For each provider, the following can be defined:

  • The url attribute (mandatory) specifies the endpoint. Any URL parameters (for example, ?verb=Identify is commonly included when endpoint addresses are discussed) are unnecessary and will be stripped off automatically.

  • The name attribute specifies the name to use for the provider (which may in turn determine file paths, depending on other settings). If no name is specified, the provider will be contacted and the name from its Identify response used. If no valid response is received within a reasonable time, a generic string like Unnamed provider at oai.xyz.org is used instead.

  • The attribute static, when set to true, indicates that the provider is static. See the section below on static providers for details.

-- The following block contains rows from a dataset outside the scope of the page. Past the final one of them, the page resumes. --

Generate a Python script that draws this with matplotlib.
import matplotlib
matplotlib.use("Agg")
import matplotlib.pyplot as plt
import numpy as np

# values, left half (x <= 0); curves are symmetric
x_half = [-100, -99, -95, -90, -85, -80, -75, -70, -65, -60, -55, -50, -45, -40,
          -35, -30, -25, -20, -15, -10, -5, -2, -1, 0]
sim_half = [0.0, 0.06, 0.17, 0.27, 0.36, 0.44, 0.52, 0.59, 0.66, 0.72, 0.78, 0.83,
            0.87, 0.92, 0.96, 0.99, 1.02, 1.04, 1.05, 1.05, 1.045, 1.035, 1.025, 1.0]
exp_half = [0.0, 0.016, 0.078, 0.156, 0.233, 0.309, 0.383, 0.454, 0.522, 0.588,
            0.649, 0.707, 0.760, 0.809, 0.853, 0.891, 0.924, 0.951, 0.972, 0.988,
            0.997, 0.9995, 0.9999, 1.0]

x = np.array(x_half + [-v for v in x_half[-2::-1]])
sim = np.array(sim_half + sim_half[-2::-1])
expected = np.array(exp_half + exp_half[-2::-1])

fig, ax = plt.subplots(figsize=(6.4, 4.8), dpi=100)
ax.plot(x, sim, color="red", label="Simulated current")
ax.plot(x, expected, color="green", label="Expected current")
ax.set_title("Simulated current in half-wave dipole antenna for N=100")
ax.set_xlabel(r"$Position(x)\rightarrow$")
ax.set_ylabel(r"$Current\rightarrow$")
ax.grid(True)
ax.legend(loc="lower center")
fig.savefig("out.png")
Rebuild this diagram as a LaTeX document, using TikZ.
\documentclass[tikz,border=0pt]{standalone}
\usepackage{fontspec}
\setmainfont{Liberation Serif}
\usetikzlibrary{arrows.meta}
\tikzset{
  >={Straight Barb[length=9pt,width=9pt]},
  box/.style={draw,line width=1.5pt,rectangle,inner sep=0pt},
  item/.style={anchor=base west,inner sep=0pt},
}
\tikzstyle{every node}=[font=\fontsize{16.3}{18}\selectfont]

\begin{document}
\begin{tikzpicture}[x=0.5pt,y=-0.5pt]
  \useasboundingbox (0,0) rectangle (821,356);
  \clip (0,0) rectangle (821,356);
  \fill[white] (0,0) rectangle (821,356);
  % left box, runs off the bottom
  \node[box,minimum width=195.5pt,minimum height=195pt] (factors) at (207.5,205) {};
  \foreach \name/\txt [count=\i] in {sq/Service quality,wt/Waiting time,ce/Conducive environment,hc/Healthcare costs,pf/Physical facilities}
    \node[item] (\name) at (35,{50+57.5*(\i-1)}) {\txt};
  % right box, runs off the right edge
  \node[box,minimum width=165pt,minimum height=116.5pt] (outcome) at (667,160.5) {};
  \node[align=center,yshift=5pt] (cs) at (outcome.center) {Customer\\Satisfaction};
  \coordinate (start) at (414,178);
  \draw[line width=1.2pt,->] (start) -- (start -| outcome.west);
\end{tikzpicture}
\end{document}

  • Some of the global configuration options (retry count, connection delay and timeout) can be overwritten for a specific provider by adding them as attributes to the provider element.

  • The attribute exclusive, when set to true, indicates that the provider should be harvested on its own, i.e. no other harvesting threads should be active, this can be used when a provider has some huge records.

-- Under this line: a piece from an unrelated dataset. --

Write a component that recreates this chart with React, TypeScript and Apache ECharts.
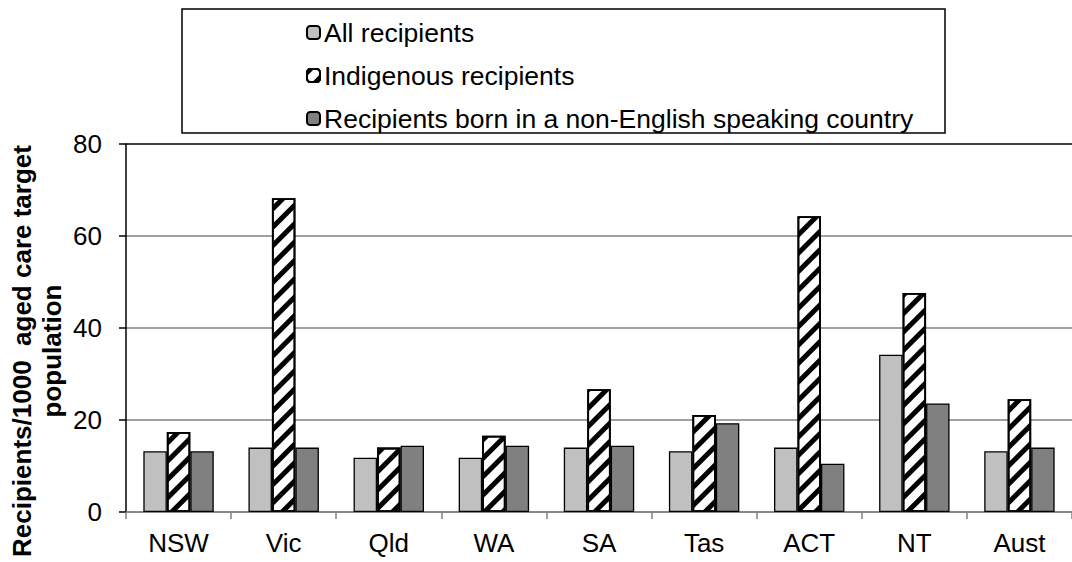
import React, { useEffect, useRef } from "react";
import * as echarts from "echarts";

const categories = ["NSW", "Vic", "Qld", "WA", "SA", "Tas", "ACT", "NT", "Aust"];
const allRecipients = [13.2, 14.0, 11.8, 11.8, 14.0, 13.2, 14.0, 34.2, 13.2];
const indigenousRecipients = [17.4, 68.2, 14.0, 16.6, 26.7, 21.1, 64.3, 47.6, 24.5];
const nesbRecipients = [13.2, 14.0, 14.4, 14.4, 14.4, 19.3, 10.5, 23.6, 14.0];
const seriesNames = [
  "All recipients",
  "Indigenous recipients",
  "Recipients born in a non-English speaking country",
];
const yTicks = [0, 20, 40, 60, 80];
const yTitle = "Recipients/1000  aged care target\npopulation";

const FONT = "Liberation Sans, Arial, sans-serif";

export default function App() {
  const ref = useRef<HTMLDivElement>(null);
  useEffect(() => {
    if (!ref.current) return;
    const chart = echarts.init(ref.current, undefined, { renderer: "svg" });
    const hatch = {
      symbol: "rect",
      symbolSize: 1,
      color: "#000000",
      backgroundColor: "#ffffff",
      dashArrayX: [1, 0],
      dashArrayY: [5, 8],
      rotation: -Math.PI / 4,
    };
    chart.setOption({
      animation: false,
      textStyle: { fontFamily: FONT },
      grid: { left: 126, top: 144, bottom: 50, right: -7, containLabel: false },
      legend: {
        orient: "vertical",
        left: 306,
        top: 19,
        itemWidth: 13,
        itemHeight: 13,
        itemGap: 16,
        padding: 0,
        textStyle: { fontSize: 26.5, color: "#000", fontFamily: FONT, padding: [0, 0, 0, -1] },
        data: seriesNames,
      },
      graphic: [
        {
          type: "rect",
          shape: { x: 182, y: 9, width: 763, height: 124 },
          style: { fill: "#fff", stroke: "#000", lineWidth: 1.5 },
          z: -1,
          silent: true,
        },
        {
          type: "text",
          x: 37,
          y: 351,
          rotation: Math.PI / 2,
          style: {
            text: yTitle,
            font: `bold 26px ${FONT}`,
            fill: "#000",
            align: "center",
            verticalAlign: "middle",
            lineHeight: 30,
          },
        },
      ],
      xAxis: {
        type: "category",
        data: categories,
        axisLine: { lineStyle: { color: "#808080", width: 1.5 } },
        axisTick: { show: true, length: 7, lineStyle: { color: "#808080", width: 1.5 } },
        axisLabel: { fontSize: 26, color: "#000", margin: 18, fontFamily: FONT },
      },
      yAxis: {
        type: "value",
        min: yTicks[0],
        max: yTicks[yTicks.length - 1],
        interval: 20,
        axisLine: { show: true, lineStyle: { color: "#000", width: 1.5 } },
        axisTick: { show: true, length: 7, lineStyle: { color: "#000", width: 1.5 } },
        axisLabel: { fontSize: 26, color: "#000", margin: 24, fontFamily: FONT },
        splitLine: {
          lineStyle: { color: ["#808080", "#808080", "#808080", "#808080", "#000000"], width: 1.5 },
        },
      },
      series: [
        {
          name: seriesNames[0],
          type: "bar",
          data: allRecipients,
          barGap: "0%",
          barCategoryGap: "33%",
          itemStyle: { color: "#c0c0c0", borderColor: "#000", borderWidth: 1.3 },
        },
        {
          name: seriesNames[1],
          type: "bar",
          data: indigenousRecipients,
          itemStyle: { color: "#ffffff", borderColor: "#000", borderWidth: 1.8, decal: hatch },
        },
        {
          name: seriesNames[2],
          type: "bar",
          data: nesbRecipients,
          itemStyle: { color: "#808080", borderColor: "#000", borderWidth: 1.3 },
        },
      ],
    });
    return () => chart.dispose();
  }, []);
  return (
    <div
      ref={ref}
      style={{ position: "fixed", left: 0, top: 0, width: 1072, height: 562, background: "#fff" }}
    />
  );
}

  • The provider element may contain multiple set child elements, which specify the names of OAI-PMH sets to be harvested.

There is also a special case where provider names may be imported from a centre registry. So far, this registry is only used by the CLARIN community. The registry is specified by its URL. All the provider endpoints defined in the registry will be harvested. Sometimes, it might be necessary to exclude an endpoint from the ones defined in the registry. This can be done by specifying its URL in the configuration file used for harvesting. In other cases an endpoint loaded from the registry needs its specific configuration timeout, this can be done in a similar vain as excluding. Please review the instructions in the configuration files supplied in the package.

Static Providers

This app provides support for a special case: harvesting directly from a static provider, as defined in the OAI static repository guidelines.

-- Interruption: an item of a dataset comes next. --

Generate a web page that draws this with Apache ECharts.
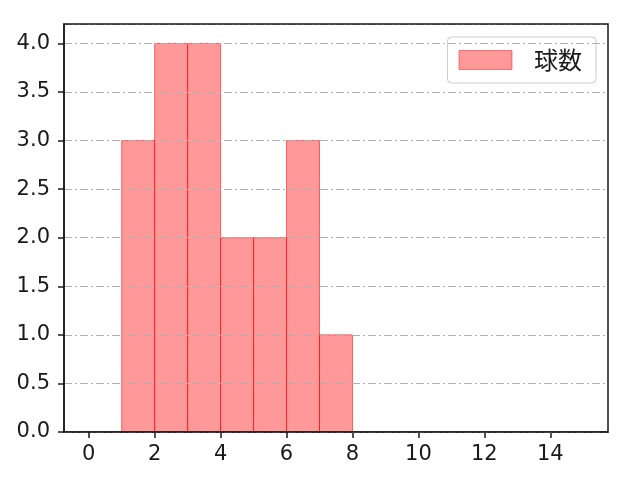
<!DOCTYPE html>
<html><head><meta charset="utf-8">
<script src="https://cdn.jsdelivr.net/npm/echarts@6/dist/echarts.min.js"></script>
<style>html,body{margin:0;padding:0;background:#fff}#c{width:640px;height:480px}</style>
</head><body><div id="c"></div>
<script>
const binStarts = [1, 2, 3, 4, 5, 6, 7];
const binWidth = 1;
const counts = [3, 4, 4, 2, 2, 3, 1];
const seriesName = '球数';
const xTicks = [0, 2, 4, 6, 8, 10, 12, 14];

const numFont = 'DejaVu Sans';
const cjkFont = 'Noto Sans CJK JP';
const chart = echarts.init(document.getElementById('c'), null, {renderer: 'canvas'});
const data = binStarts.map((s, i) => [s, s + binWidth, counts[i]]);
chart.setOption({
  animation: false,
  backgroundColor: '#fff',
  grid: {left: 64, right: 32, top: 24, bottom: 48, show: true, borderColor: '#1a1a1a', borderWidth: 1.5, backgroundColor: 'transparent', z: 5},
  legend: {
    data: [{name: seriesName, icon: 'rect'}],
    right: 44, top: 37, orient: 'vertical',
    padding: [11, 14, 11, 11],
    itemWidth: 53, itemHeight: 19,
    backgroundColor: 'rgba(255,255,255,0.8)', borderColor: '#cccccc', borderWidth: 1, borderRadius: 4,
    textStyle: {fontFamily: cjkFont, fontSize: 24, color: '#1a1a1a', padding: [0, 0, 0, 17]},
    itemStyle: {color: 'rgba(255,0,0,0.4)', borderColor: 'rgba(255,0,0,0.45)', borderWidth: 1}
  },
  xAxis: {
    type: 'value', min: -0.75, max: 15.75,
    axisLine: {show: true, onZero: false, lineStyle: {color: '#1a1a1a', width: 1.5}},
    axisTick: {show: true, customValues: xTicks, length: 6, lineStyle: {color: '#1a1a1a', width: 1.5}},
    axisLabel: {customValues: xTicks, fontFamily: numFont, fontSize: 21, color: '#1a1a1a', margin: 12},
    splitLine: {show: false}
  },
  yAxis: {
    type: 'value', min: 0, max: 4.2, interval: 0.5, z: 4,
    axisLine: {show: true, onZero: false, lineStyle: {color: '#1a1a1a', width: 1.5}},
    axisTick: {show: true, length: 6, lineStyle: {color: '#1a1a1a', width: 1.5}},
    axisLabel: {showMaxLabel: false, fontFamily: numFont, fontSize: 21, color: '#1a1a1a', margin: 14,
      formatter: v => v.toFixed(1)},
    splitLine: {show: true, lineStyle: {color: '#b0b0b0', width: 1, type: [8, 3, 2, 3]}}
  },
  series: [{
    name: seriesName, type: 'custom', z: 1,
    itemStyle: {color: 'rgba(255,0,0,0.4)'},
    renderItem: function (params, api) {
      const p0 = api.coord([api.value(0), api.value(2)]);
      const p1 = api.coord([api.value(1), 0]);
      return {
        type: 'rect',
        shape: {x: p0[0], y: p0[1], width: p1[0] - p0[0], height: p1[1] - p0[1]},
        style: {fill: 'rgba(255,0,0,0.4)', stroke: 'rgba(255,0,0,0.55)', lineWidth: 1}
      };
    },
    encode: {x: [0, 1], y: 2},
    data: data
  }]
});
</script></body></html>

Essentially, a static repository is a provider that only has to make available a single XML file which contains all of their records. The method intended by the OAI-PMH family of standards for dealing with this situation is that the static repository uses a gateway to intermediate access, so that harvesters may access their metadata via standard OAI-PMH requests through the gateway. The OAI Harvest Manager allows direct harvesting of the XML file, bypassing any intermediary. This allows harvesting in a very efficient manner, as only a single file needs to be transferred in place of possibly thousands of individual OAI-PMH requests.

Please note that this type of use is beyond the scope of the OAI-PMH standard and should be viewed as an option for implementation efficiency that sacrifices some compliance with standards.

To use a static provider, specify the URL of the XML file as the endpoint and set the attribute static for that provider in the configuration file to true. Records harvested from static providers only have a minimal envelope that includes datestamp (of the record) and identifier but excludes request specific attributes such as response datestamps.

Logging

The harvester will create the directory 'log' in which log files will reside. Alternatively, you can specify a directory for these by defining the LOG_DIR environment variable. A log file per provider will be created, which is convenient for debugging specific providers.

Implementation Notes

Processing for each provider runs in a separate thread. It is not possible to target a single provider with multiple threads (except in the special case where sets are used; then it is possible to mention the provider multiple times in the provider list, each with different set(s), and the multiple references to the same provider will then be treated like different providers).

For efficiency, thread pools containing prepared action objects are constructed for each action referenced in the actions section of the configuration file. Different action actionSequences share the same pool for the exact same action. Consider the following example, assuming that the configuration parameter resource-pool-size is set to 5:

    <format match="namespace" value="http://www.clarin.eu/cmd/">
      <action type="save" dir="orig"/>
      <action type="strip"/>
      <action type="save" dir="cmdi" history="true"/>
    </format>
    <format match="prefix" value="olac">
      <action type="save" dir="orig"/>
      <action type="strip"/>
      <action type="save" dir="olac" group-by-provider="false"/>
    </format>

In this case, a total of 15 objects are pooled for the save actions: 5 for saving to the directory orig in a pool shared by the two action actionSequences, and 5 each for the directories cmdi and olac, only used by one action sequence each.

The pooling implementation is particularly important when transformations are used, as preparing a transformation object involves parsing the XSLT, potentially a time-consuming process.